This work addresses the lack of mid-air multi-point haptic feedback in immersive virtual reality (VR) and teleoperation. We propose a drone-based dynamic multi-contact haptic interface comprising six lightweight five-bar linkage mechanisms mounted within a protective cage, integrated with Vicon optical motion capture for high-precision pose estimation and stable hovering. By jointly optimizing vibration intensity modulation and flight stability control, the system enables real-time aerial rendering of predefined static haptic patterns. To our knowledge, this is the first demonstration of programmable, dynamic, multi-contact haptic feedback on an aerial platform—establishing a novel paradigm for wearable-free mid-air haptic interaction. Experimental evaluation shows an average user haptic pattern recognition accuracy of 86.5%, with no statistically significant difference across patterns. Furthermore, force output consistency and flight stability are validated under realistic operational conditions.
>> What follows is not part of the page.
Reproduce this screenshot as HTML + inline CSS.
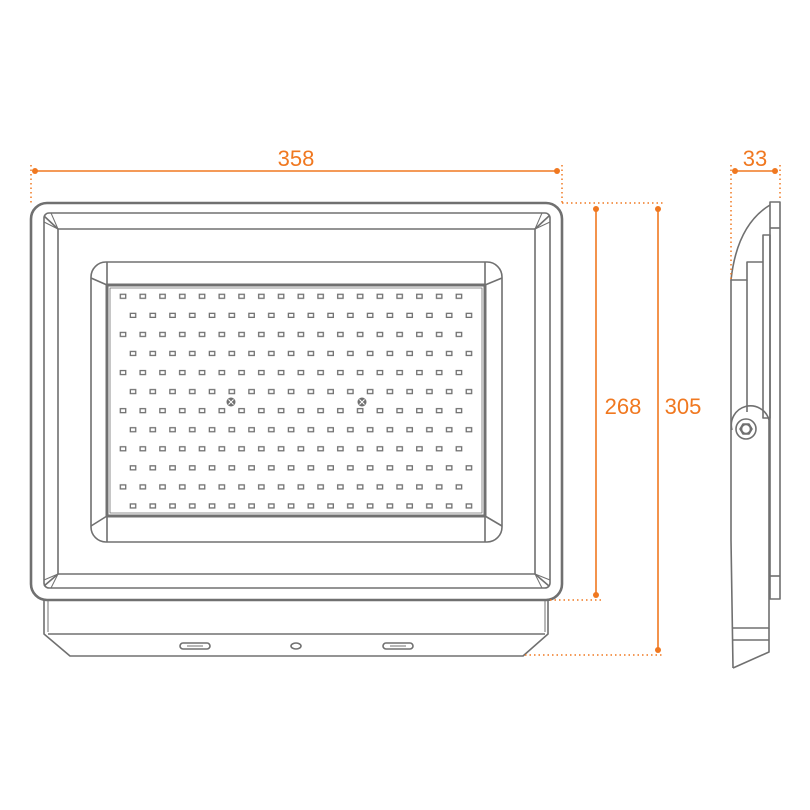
<!DOCTYPE html>
<html><head><meta charset="utf-8"><style>html,body{margin:0;padding:0;background:#fff}svg{display:block}</style></head>
<body>
<svg width="810" height="810" viewBox="0 0 810 810" xmlns="http://www.w3.org/2000/svg">
<defs>
  <pattern id="led" patternUnits="userSpaceOnUse" x="118.12" y="286.8" width="19.76" height="38.12">
    <rect x="2.2" y="7.5" width="5.4" height="4" fill="none" stroke="#707070" stroke-width="1.3"/>
    <rect x="12.2" y="26.56" width="5.4" height="4" fill="none" stroke="#707070" stroke-width="1.3"/>
  </pattern>
</defs>
<g fill="none" stroke="#707070" stroke-width="1.6" stroke-linejoin="round">
  <rect x="31" y="203" width="531" height="397" rx="16" stroke-width="2.6"/>
  <rect x="44" y="213" width="506" height="375" rx="5"/>
  <rect x="58" y="229" width="477" height="345"/>
  <line x1="44" y1="216" x2="58" y2="229"/><line x1="549" y1="216" x2="535" y2="229"/>
  <line x1="44" y1="586" x2="58" y2="574"/><line x1="549" y1="586" x2="535" y2="574"/>
  <path d="M51 213 L58 229 M44 222 L58 229 M542 213 L535 229 M550 222 L535 229 M44 580 L58 574 M51 588 L58 574 M550 580 L535 574 M542 588 L535 574" stroke-width="1"/>
  <rect x="91" y="262" width="411" height="280" rx="15"/>
  <rect x="107" y="285" width="378" height="231" stroke-width="3"/>
  <rect x="110" y="288" width="372" height="225" stroke-width="0.8"/>
  <line x1="107" y1="262" x2="107" y2="285"/><line x1="485" y1="262" x2="485" y2="285"/>
  <line x1="107" y1="516" x2="107" y2="542"/><line x1="485" y1="516" x2="485" y2="542"/>
  <line x1="91" y1="278" x2="107" y2="285"/><line x1="502" y1="278" x2="485" y2="285"/>
  <line x1="91" y1="526" x2="107" y2="516"/><line x1="502" y1="526" x2="485" y2="516"/>
  <path d="M44 600 L44 634 L70 656 L523 656 L548 634 L548 600"/>
  <line x1="48" y1="634" x2="545" y2="634"/>
  <path d="M48 600 L48 632 M545 600 L545 632" stroke-width="1"/>
  <rect x="180" y="643" width="30" height="6" rx="3"/>
  <line x1="187" y1="646" x2="203" y2="646" stroke-width="1"/>
  <rect x="383" y="643" width="30" height="6" rx="3"/>
  <line x1="390" y1="646" x2="406" y2="646" stroke-width="1"/>
  <ellipse cx="296" cy="646" rx="5" ry="3"/>
</g>
<rect x="118.12" y="286.8" width="355.68" height="228.72" fill="url(#led)"/>
<g fill="#707070">
  <circle cx="231" cy="402" r="4.5"/><circle cx="362" cy="402" r="4.5"/>
</g>
<g stroke="#fff" stroke-width="1"><path d="M228.5 399.5 L233.5 404.5 M233.5 399.5 L228.5 404.5 M359.5 399.5 L364.5 404.5 M364.5 399.5 L359.5 404.5"/></g>
<g fill="none" stroke="#707070" stroke-width="1.6" stroke-linejoin="round">
  <rect x="770" y="202" width="10" height="397"/>
  <line x1="770" y1="228" x2="780" y2="228"/><line x1="770" y1="576" x2="780" y2="576"/>
  <rect x="763" y="235" width="7" height="183"/>
  <path d="M770 205 Q737 225 731 280 L747 280 L747 262 L763 262"/>
  <path d="M731 280 L731 540 L733 668"/>
  <path d="M747 280 L747 412"/>
  <path d="M732 430 A15 15 0 0 1 769 420 L769 628 L733 628"/>
  <path d="M733 640 L769 640 L769 628 M733 668 L769 652 L769 640"/>
  <circle cx="746" cy="429" r="10"/>
  <polygon points="752,429 749,434 743,434 740,429 743,424 749,424"/>
  <circle cx="746" cy="429" r="4.5"/>
</g>
<g stroke="#f07820" fill="#f07820">
  <g stroke-width="1.5" stroke-dasharray="1.5,3" fill="none">
    <line x1="31" y1="165" x2="31" y2="203"/><line x1="562" y1="165" x2="562" y2="203"/>
    <line x1="562" y1="203" x2="664" y2="203"/>
    <line x1="550" y1="600" x2="602" y2="600"/>
    <line x1="525" y1="655" x2="664" y2="655"/>
    <line x1="731" y1="165" x2="731" y2="280"/><line x1="780" y1="165" x2="780" y2="200"/>
  </g>
  <g stroke-width="1.6">
    <line x1="35" y1="171" x2="557" y2="171"/>
    <line x1="596" y1="208" x2="596" y2="595"/>
    <line x1="658" y1="208" x2="658" y2="650"/>
    <line x1="735" y1="171" x2="775" y2="171"/>
  </g>
  <g stroke="none">
    <circle cx="35" cy="171" r="3"/><circle cx="557" cy="171" r="3"/>
    <circle cx="596" cy="209" r="3"/><circle cx="596" cy="595" r="3"/>
    <circle cx="658" cy="209" r="3"/><circle cx="658" cy="650" r="3"/>
    <circle cx="735" cy="171" r="3"/><circle cx="775" cy="171" r="3"/>
  </g>
  <g stroke="none" font-family="Liberation Sans, sans-serif" font-size="22" text-anchor="middle">
    <text x="296" y="166">358</text>
    <text x="623" y="414">268</text>
    <text x="683" y="414">305</text>
    <text x="755" y="166">33</text>
  </g>
</g>
</svg>
</body></html>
This work presents FlyHaptics, an aerial haptic interface tracked via a Vicon optical motion capture system and built around six five-bar linkage assemblies enclosed in a lightweight protective cage. We predefined five static tactile patterns - each characterized by distinct combinations of linkage contact points and vibration intensities - and evaluated them in a grounded pilot study, where participants achieved 86.5 recognition accuracy (F(4, 35) = 1.47, p = 0.23) with no significant differences between patterns. Complementary flight demonstrations confirmed stable hover performance and consistent force output under realistic operating conditions. These pilot results validate the feasibility of drone-mounted, multi-contact haptic feedback and lay the groundwork for future integration into fully immersive VR, teleoperation, and remote interaction scenarios.